*Directive*
Give back exactly the lines from the beginning of the listing below to the line holding "const n06Err = [0.27, 0.08, 0.10, 0.38, 0.09, 0.65];", both ends included; the pictures stay out.
## BEGIN Data section
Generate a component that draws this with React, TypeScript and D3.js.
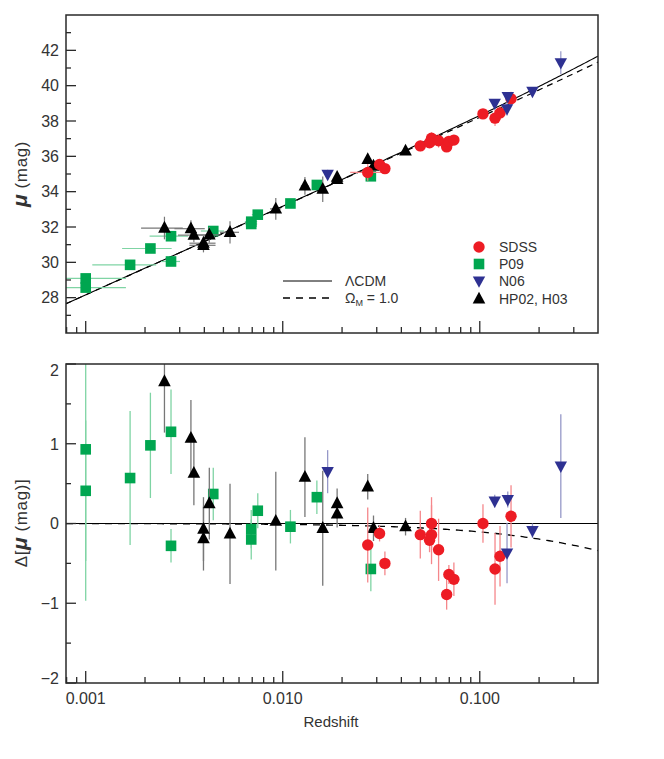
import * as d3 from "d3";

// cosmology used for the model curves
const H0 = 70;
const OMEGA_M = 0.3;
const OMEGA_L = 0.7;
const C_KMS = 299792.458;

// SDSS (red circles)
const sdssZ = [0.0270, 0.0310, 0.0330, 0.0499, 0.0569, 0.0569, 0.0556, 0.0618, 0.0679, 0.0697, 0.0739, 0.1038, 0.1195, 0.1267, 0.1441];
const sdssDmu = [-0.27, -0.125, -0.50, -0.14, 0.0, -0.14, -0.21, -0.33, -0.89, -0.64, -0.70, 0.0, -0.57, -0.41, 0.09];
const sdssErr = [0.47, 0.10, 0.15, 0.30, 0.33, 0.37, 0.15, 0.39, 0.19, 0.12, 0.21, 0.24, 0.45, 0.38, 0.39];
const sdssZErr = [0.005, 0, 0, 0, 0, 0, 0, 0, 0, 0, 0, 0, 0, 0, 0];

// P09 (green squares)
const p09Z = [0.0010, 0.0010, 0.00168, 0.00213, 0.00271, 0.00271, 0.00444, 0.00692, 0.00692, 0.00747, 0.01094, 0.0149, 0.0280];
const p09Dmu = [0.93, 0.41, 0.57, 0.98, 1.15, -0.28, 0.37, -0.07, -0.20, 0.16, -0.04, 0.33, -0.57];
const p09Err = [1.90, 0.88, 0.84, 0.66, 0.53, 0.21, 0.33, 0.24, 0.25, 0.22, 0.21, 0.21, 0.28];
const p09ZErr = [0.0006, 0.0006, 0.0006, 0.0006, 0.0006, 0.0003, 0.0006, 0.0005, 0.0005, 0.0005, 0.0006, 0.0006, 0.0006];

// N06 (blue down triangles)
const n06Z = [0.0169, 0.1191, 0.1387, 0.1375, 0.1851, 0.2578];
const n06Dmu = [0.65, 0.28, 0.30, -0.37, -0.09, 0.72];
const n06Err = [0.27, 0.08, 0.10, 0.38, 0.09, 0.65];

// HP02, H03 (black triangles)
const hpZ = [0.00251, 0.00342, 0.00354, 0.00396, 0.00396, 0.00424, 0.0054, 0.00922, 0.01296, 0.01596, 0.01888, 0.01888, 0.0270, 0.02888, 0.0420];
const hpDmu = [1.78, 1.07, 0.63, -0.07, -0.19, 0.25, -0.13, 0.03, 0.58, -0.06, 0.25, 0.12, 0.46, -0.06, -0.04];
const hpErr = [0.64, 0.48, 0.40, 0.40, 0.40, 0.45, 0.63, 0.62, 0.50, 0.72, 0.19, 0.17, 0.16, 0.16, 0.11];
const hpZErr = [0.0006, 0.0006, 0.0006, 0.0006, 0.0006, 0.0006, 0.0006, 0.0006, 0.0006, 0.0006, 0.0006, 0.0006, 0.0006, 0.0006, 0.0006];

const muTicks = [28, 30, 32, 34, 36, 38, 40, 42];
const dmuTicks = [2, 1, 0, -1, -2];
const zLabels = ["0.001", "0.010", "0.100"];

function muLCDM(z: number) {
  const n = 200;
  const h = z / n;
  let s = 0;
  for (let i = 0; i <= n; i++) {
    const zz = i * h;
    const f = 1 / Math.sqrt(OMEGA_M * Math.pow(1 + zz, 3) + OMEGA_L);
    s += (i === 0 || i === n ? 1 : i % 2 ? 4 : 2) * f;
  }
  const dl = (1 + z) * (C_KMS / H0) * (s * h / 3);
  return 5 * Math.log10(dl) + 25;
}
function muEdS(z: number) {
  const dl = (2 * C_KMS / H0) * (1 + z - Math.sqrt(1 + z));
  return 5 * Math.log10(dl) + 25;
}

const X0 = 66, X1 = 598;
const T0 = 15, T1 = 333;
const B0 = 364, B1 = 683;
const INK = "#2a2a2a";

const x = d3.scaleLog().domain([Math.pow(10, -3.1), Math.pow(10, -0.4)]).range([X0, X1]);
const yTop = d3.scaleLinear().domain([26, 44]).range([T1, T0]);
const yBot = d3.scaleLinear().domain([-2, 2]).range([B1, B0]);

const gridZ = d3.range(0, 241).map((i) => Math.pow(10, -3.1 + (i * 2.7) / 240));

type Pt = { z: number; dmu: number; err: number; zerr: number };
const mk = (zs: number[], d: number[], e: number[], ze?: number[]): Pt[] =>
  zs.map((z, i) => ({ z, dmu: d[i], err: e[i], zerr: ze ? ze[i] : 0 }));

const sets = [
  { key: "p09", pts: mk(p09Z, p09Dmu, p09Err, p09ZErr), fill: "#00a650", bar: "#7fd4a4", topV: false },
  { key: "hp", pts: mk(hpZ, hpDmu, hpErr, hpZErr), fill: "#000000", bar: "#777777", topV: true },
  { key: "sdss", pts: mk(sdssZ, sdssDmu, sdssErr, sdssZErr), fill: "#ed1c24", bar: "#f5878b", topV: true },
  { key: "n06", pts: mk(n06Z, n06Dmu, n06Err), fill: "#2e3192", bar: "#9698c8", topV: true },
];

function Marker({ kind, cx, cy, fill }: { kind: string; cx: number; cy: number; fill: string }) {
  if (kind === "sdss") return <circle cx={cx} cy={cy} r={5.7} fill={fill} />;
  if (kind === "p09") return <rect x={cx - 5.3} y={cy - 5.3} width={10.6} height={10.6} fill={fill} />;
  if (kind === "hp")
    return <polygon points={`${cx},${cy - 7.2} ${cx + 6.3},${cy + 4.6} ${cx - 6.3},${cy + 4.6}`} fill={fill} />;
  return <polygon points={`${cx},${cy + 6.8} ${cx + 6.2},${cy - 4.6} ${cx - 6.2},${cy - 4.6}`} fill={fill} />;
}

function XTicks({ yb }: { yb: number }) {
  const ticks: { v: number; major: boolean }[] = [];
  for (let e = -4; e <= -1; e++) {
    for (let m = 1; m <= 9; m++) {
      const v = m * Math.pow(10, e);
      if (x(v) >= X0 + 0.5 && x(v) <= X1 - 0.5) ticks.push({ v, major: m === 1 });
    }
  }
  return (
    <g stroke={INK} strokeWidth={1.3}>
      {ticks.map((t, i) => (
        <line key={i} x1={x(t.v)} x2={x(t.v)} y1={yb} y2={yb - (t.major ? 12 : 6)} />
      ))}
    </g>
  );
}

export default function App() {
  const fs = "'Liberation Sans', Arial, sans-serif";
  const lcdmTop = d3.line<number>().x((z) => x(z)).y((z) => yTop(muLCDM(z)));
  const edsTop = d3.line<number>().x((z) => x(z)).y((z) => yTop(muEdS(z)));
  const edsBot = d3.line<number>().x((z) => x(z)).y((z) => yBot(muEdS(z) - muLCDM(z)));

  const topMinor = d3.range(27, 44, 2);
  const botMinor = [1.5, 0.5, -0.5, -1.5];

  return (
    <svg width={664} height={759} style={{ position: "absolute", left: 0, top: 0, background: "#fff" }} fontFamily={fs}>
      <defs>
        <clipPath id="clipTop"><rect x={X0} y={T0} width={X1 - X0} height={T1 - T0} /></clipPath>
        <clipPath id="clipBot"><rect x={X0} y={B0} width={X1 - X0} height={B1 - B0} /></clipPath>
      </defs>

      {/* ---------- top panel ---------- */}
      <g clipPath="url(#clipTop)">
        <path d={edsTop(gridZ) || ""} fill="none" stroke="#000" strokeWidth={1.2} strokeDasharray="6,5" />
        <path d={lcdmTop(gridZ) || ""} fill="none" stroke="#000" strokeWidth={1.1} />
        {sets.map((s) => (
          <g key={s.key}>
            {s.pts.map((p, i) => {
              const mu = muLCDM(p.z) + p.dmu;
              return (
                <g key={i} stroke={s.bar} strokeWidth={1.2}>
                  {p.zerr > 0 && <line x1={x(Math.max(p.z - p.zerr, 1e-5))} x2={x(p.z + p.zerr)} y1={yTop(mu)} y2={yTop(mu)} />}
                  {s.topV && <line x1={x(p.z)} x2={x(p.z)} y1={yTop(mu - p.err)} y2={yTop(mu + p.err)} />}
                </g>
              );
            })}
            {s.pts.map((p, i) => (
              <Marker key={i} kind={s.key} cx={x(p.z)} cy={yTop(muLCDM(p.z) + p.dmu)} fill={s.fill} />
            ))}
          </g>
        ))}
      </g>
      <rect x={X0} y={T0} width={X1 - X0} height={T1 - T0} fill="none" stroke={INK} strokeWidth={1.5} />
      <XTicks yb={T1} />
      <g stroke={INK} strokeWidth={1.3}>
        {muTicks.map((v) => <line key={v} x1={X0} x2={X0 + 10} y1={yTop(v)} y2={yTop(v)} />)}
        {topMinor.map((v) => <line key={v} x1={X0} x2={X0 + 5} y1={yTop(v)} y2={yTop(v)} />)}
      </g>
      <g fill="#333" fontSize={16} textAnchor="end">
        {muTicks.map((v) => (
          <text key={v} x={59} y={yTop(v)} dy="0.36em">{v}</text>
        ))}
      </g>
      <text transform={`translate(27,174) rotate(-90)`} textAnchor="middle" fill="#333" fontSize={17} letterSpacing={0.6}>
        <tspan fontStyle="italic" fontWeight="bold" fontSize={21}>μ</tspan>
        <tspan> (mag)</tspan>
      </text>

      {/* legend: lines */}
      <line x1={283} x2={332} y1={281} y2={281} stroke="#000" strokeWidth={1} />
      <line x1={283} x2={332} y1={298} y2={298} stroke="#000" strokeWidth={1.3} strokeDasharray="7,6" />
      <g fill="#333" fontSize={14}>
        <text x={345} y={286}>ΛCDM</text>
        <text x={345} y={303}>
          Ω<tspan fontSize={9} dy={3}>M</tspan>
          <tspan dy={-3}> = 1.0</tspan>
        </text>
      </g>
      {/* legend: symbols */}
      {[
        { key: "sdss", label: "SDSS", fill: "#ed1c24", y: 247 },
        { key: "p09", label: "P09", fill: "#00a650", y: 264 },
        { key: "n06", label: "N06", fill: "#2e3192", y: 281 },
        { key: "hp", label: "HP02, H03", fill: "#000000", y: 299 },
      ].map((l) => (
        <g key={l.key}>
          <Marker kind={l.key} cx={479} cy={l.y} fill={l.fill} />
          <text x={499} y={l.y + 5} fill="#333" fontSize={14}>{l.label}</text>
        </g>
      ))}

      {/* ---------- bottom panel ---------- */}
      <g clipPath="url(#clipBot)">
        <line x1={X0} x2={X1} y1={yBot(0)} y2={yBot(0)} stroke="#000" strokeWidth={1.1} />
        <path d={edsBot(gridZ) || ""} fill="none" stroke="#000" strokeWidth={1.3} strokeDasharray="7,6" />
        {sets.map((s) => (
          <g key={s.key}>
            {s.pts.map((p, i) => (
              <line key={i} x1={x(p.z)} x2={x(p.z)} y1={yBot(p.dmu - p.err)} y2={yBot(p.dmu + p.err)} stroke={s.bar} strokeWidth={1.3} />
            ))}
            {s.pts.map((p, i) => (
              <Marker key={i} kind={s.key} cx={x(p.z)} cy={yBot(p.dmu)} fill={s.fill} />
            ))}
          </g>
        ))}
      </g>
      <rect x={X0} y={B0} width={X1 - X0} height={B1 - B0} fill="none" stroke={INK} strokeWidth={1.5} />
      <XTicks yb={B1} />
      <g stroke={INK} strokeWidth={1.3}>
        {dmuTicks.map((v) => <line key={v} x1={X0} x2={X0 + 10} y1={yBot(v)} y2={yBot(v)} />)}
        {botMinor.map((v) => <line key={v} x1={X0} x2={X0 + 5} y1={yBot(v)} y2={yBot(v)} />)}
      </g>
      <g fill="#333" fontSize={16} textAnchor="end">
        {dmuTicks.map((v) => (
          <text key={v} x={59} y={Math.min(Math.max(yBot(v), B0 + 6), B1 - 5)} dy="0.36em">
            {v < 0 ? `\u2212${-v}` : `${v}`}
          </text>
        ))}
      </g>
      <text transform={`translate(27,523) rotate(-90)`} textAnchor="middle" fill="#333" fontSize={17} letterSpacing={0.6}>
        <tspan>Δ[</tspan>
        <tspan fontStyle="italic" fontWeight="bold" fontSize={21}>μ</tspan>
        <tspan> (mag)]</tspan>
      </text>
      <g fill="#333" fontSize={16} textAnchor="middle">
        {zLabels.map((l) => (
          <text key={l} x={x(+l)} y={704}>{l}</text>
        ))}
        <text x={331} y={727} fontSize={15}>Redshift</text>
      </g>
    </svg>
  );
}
## END Data section
*Problem solution*
Generate a component that draws this with React, TypeScript and D3.js.
import * as d3 from "d3";

// cosmology used for the model curves
const H0 = 70;
const OMEGA_M = 0.3;
const OMEGA_L = 0.7;
const C_KMS = 299792.458;

// SDSS (red circles)
const sdssZ = [0.0270, 0.0310, 0.0330, 0.0499, 0.0569, 0.0569, 0.0556, 0.0618, 0.0679, 0.0697, 0.0739, 0.1038, 0.1195, 0.1267, 0.1441];
const sdssDmu = [-0.27, -0.125, -0.50, -0.14, 0.0, -0.14, -0.21, -0.33, -0.89, -0.64, -0.70, 0.0, -0.57, -0.41, 0.09];
const sdssErr = [0.47, 0.10, 0.15, 0.30, 0.33, 0.37, 0.15, 0.39, 0.19, 0.12, 0.21, 0.24, 0.45, 0.38, 0.39];
const sdssZErr = [0.005, 0, 0, 0, 0, 0, 0, 0, 0, 0, 0, 0, 0, 0, 0];

// P09 (green squares)
const p09Z = [0.0010, 0.0010, 0.00168, 0.00213, 0.00271, 0.00271, 0.00444, 0.00692, 0.00692, 0.00747, 0.01094, 0.0149, 0.0280];
const p09Dmu = [0.93, 0.41, 0.57, 0.98, 1.15, -0.28, 0.37, -0.07, -0.20, 0.16, -0.04, 0.33, -0.57];
const p09Err = [1.90, 0.88, 0.84, 0.66, 0.53, 0.21, 0.33, 0.24, 0.25, 0.22, 0.21, 0.21, 0.28];
const p09ZErr = [0.0006, 0.0006, 0.0006, 0.0006, 0.0006, 0.0003, 0.0006, 0.0005, 0.0005, 0.0005, 0.0006, 0.0006, 0.0006];

// N06 (blue down triangles)
const n06Z = [0.0169, 0.1191, 0.1387, 0.1375, 0.1851, 0.2578];
const n06Dmu = [0.65, 0.28, 0.30, -0.37, -0.09, 0.72];
const n06Err = [0.27, 0.08, 0.10, 0.38, 0.09, 0.65];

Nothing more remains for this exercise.